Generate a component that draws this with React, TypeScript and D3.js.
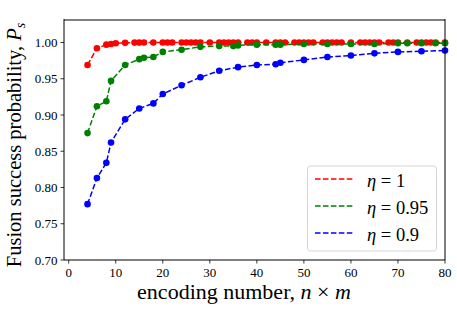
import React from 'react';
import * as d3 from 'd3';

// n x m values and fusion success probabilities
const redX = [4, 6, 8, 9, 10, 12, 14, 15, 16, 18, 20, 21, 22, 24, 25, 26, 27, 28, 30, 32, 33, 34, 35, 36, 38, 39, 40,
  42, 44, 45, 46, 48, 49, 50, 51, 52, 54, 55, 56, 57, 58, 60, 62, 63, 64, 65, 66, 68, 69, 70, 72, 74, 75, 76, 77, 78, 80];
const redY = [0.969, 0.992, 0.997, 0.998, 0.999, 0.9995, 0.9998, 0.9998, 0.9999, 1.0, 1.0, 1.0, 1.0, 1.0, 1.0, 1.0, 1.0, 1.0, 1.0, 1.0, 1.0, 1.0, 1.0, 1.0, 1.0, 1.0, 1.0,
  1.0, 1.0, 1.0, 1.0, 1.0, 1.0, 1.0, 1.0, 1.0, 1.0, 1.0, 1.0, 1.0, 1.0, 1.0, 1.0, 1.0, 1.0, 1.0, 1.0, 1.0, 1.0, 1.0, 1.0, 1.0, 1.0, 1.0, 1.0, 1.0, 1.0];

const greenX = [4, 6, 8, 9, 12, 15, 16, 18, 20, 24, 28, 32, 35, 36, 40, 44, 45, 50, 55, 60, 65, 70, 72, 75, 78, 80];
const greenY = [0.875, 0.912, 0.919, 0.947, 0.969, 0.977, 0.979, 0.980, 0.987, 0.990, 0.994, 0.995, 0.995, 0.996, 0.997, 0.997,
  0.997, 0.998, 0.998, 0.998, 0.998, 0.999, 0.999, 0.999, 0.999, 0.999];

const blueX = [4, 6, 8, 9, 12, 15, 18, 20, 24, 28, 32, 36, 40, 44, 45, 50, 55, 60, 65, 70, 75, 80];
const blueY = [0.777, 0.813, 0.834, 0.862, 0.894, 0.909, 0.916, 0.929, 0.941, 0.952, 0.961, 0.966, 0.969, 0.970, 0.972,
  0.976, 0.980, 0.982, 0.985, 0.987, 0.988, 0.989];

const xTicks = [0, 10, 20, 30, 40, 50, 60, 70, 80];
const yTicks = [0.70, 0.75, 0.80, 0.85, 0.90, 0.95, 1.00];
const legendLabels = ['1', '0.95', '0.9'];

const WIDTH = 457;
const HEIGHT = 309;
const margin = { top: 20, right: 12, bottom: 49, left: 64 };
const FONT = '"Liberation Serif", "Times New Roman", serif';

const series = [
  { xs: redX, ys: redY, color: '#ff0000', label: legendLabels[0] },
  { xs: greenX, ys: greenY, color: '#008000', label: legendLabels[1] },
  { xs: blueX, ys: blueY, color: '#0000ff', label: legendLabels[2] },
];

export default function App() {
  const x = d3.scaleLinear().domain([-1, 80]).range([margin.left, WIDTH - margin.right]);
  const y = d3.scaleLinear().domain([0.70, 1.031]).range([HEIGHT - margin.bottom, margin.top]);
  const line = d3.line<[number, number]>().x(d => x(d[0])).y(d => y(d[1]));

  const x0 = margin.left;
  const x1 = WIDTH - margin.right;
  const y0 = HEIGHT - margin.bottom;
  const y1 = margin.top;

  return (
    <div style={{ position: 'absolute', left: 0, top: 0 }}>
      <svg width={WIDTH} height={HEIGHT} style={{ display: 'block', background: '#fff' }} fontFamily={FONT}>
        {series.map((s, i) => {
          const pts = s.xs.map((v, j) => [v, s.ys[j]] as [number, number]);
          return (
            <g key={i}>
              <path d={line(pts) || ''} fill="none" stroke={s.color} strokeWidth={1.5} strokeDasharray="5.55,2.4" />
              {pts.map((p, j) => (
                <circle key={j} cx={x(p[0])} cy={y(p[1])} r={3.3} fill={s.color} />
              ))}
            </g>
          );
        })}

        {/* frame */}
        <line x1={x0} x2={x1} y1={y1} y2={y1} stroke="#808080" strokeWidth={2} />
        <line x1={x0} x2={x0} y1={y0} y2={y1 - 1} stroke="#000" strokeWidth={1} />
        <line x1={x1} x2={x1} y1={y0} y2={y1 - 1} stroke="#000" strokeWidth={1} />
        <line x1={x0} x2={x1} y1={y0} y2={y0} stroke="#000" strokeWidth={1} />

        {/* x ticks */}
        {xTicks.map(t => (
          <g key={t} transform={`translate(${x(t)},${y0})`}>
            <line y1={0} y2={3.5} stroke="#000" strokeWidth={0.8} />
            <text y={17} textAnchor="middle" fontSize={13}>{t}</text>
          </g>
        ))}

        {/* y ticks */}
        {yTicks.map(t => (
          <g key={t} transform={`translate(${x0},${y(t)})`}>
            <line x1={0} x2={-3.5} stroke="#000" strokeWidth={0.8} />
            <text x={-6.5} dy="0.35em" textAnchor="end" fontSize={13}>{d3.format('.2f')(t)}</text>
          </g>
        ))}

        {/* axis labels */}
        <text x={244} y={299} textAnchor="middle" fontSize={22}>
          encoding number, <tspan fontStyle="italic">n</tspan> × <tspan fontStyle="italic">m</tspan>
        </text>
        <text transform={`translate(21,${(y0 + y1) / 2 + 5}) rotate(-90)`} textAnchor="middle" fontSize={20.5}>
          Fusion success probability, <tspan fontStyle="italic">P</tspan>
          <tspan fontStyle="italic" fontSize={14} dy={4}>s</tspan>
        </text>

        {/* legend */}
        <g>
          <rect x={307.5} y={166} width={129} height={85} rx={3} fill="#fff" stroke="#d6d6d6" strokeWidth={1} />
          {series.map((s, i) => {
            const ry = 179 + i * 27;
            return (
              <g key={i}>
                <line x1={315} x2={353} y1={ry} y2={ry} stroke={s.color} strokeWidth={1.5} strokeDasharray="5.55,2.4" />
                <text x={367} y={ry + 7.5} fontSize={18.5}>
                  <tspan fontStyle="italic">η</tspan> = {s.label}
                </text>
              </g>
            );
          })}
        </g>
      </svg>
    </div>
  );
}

WORK INSTRUCTIONS | Give the material again exactly as it is, but keep the pictures out.

ANSWER FOR THE TASK |
Generate a component that draws this with React, TypeScript and D3.js.
import React from 'react';
import * as d3 from 'd3';

// n x m values and fusion success probabilities
const redX = [4, 6, 8, 9, 10, 12, 14, 15, 16, 18, 20, 21, 22, 24, 25, 26, 27, 28, 30, 32, 33, 34, 35, 36, 38, 39, 40,
  42, 44, 45, 46, 48, 49, 50, 51, 52, 54, 55, 56, 57, 58, 60, 62, 63, 64, 65, 66, 68, 69, 70, 72, 74, 75, 76, 77, 78, 80];
const redY = [0.969, 0.992, 0.997, 0.998, 0.999, 0.9995, 0.9998, 0.9998, 0.9999, 1.0, 1.0, 1.0, 1.0, 1.0, 1.0, 1.0, 1.0, 1.0, 1.0, 1.0, 1.0, 1.0, 1.0, 1.0, 1.0, 1.0, 1.0,
  1.0, 1.0, 1.0, 1.0, 1.0, 1.0, 1.0, 1.0, 1.0, 1.0, 1.0, 1.0, 1.0, 1.0, 1.0, 1.0, 1.0, 1.0, 1.0, 1.0, 1.0, 1.0, 1.0, 1.0, 1.0, 1.0, 1.0, 1.0, 1.0, 1.0];

const greenX = [4, 6, 8, 9, 12, 15, 16, 18, 20, 24, 28, 32, 35, 36, 40, 44, 45, 50, 55, 60, 65, 70, 72, 75, 78, 80];
const greenY = [0.875, 0.912, 0.919, 0.947, 0.969, 0.977, 0.979, 0.980, 0.987, 0.990, 0.994, 0.995, 0.995, 0.996, 0.997, 0.997,
  0.997, 0.998, 0.998, 0.998, 0.998, 0.999, 0.999, 0.999, 0.999, 0.999];

const blueX = [4, 6, 8, 9, 12, 15, 18, 20, 24, 28, 32, 36, 40, 44, 45, 50, 55, 60, 65, 70, 75, 80];
const blueY = [0.777, 0.813, 0.834, 0.862, 0.894, 0.909, 0.916, 0.929, 0.941, 0.952, 0.961, 0.966, 0.969, 0.970, 0.972,
  0.976, 0.980, 0.982, 0.985, 0.987, 0.988, 0.989];

const xTicks = [0, 10, 20, 30, 40, 50, 60, 70, 80];
const yTicks = [0.70, 0.75, 0.80, 0.85, 0.90, 0.95, 1.00];
const legendLabels = ['1', '0.95', '0.9'];

const WIDTH = 457;
const HEIGHT = 309;
const margin = { top: 20, right: 12, bottom: 49, left: 64 };
const FONT = '"Liberation Serif", "Times New Roman", serif';

const series = [
  { xs: redX, ys: redY, color: '#ff0000', label: legendLabels[0] },
  { xs: greenX, ys: greenY, color: '#008000', label: legendLabels[1] },
  { xs: blueX, ys: blueY, color: '#0000ff', label: legendLabels[2] },
];

export default function App() {
  const x = d3.scaleLinear().domain([-1, 80]).range([margin.left, WIDTH - margin.right]);
  const y = d3.scaleLinear().domain([0.70, 1.031]).range([HEIGHT - margin.bottom, margin.top]);
  const line = d3.line<[number, number]>().x(d => x(d[0])).y(d => y(d[1]));

  const x0 = margin.left;
  const x1 = WIDTH - margin.right;
  const y0 = HEIGHT - margin.bottom;
  const y1 = margin.top;

  return (
    <div style={{ position: 'absolute', left: 0, top: 0 }}>
      <svg width={WIDTH} height={HEIGHT} style={{ display: 'block', background: '#fff' }} fontFamily={FONT}>
        {series.map((s, i) => {
          const pts = s.xs.map((v, j) => [v, s.ys[j]] as [number, number]);
          return (
            <g key={i}>
              <path d={line(pts) || ''} fill="none" stroke={s.color} strokeWidth={1.5} strokeDasharray="5.55,2.4" />
              {pts.map((p, j) => (
                <circle key={j} cx={x(p[0])} cy={y(p[1])} r={3.3} fill={s.color} />
              ))}
            </g>
          );
        })}

        {/* frame */}
        <line x1={x0} x2={x1} y1={y1} y2={y1} stroke="#808080" strokeWidth={2} />
        <line x1={x0} x2={x0} y1={y0} y2={y1 - 1} stroke="#000" strokeWidth={1} />
        <line x1={x1} x2={x1} y1={y0} y2={y1 - 1} stroke="#000" strokeWidth={1} />
        <line x1={x0} x2={x1} y1={y0} y2={y0} stroke="#000" strokeWidth={1} />

        {/* x ticks */}
        {xTicks.map(t => (
          <g key={t} transform={`translate(${x(t)},${y0})`}>
            <line y1={0} y2={3.5} stroke="#000" strokeWidth={0.8} />
            <text y={17} textAnchor="middle" fontSize={13}>{t}</text>
          </g>
        ))}

        {/* y ticks */}
        {yTicks.map(t => (
          <g key={t} transform={`translate(${x0},${y(t)})`}>
            <line x1={0} x2={-3.5} stroke="#000" strokeWidth={0.8} />
            <text x={-6.5} dy="0.35em" textAnchor="end" fontSize={13}>{d3.format('.2f')(t)}</text>
          </g>
        ))}

        {/* axis labels */}
        <text x={244} y={299} textAnchor="middle" fontSize={22}>
          encoding number, <tspan fontStyle="italic">n</tspan> × <tspan fontStyle="italic">m</tspan>
        </text>
        <text transform={`translate(21,${(y0 + y1) / 2 + 5}) rotate(-90)`} textAnchor="middle" fontSize={20.5}>
          Fusion success probability, <tspan fontStyle="italic">P</tspan>
          <tspan fontStyle="italic" fontSize={14} dy={4}>s</tspan>
        </text>

        {/* legend */}
        <g>
          <rect x={307.5} y={166} width={129} height={85} rx={3} fill="#fff" stroke="#d6d6d6" strokeWidth={1} />
          {series.map((s, i) => {
            const ry = 179 + i * 27;
            return (
              <g key={i}>
                <line x1={315} x2={353} y1={ry} y2={ry} stroke={s.color} strokeWidth={1.5} strokeDasharray="5.55,2.4" />
                <text x={367} y={ry + 7.5} fontSize={18.5}>
                  <tspan fontStyle="italic">η</tspan> = {s.label}
                </text>
              </g>
            );
          })}
        </g>
      </svg>
    </div>
  );
}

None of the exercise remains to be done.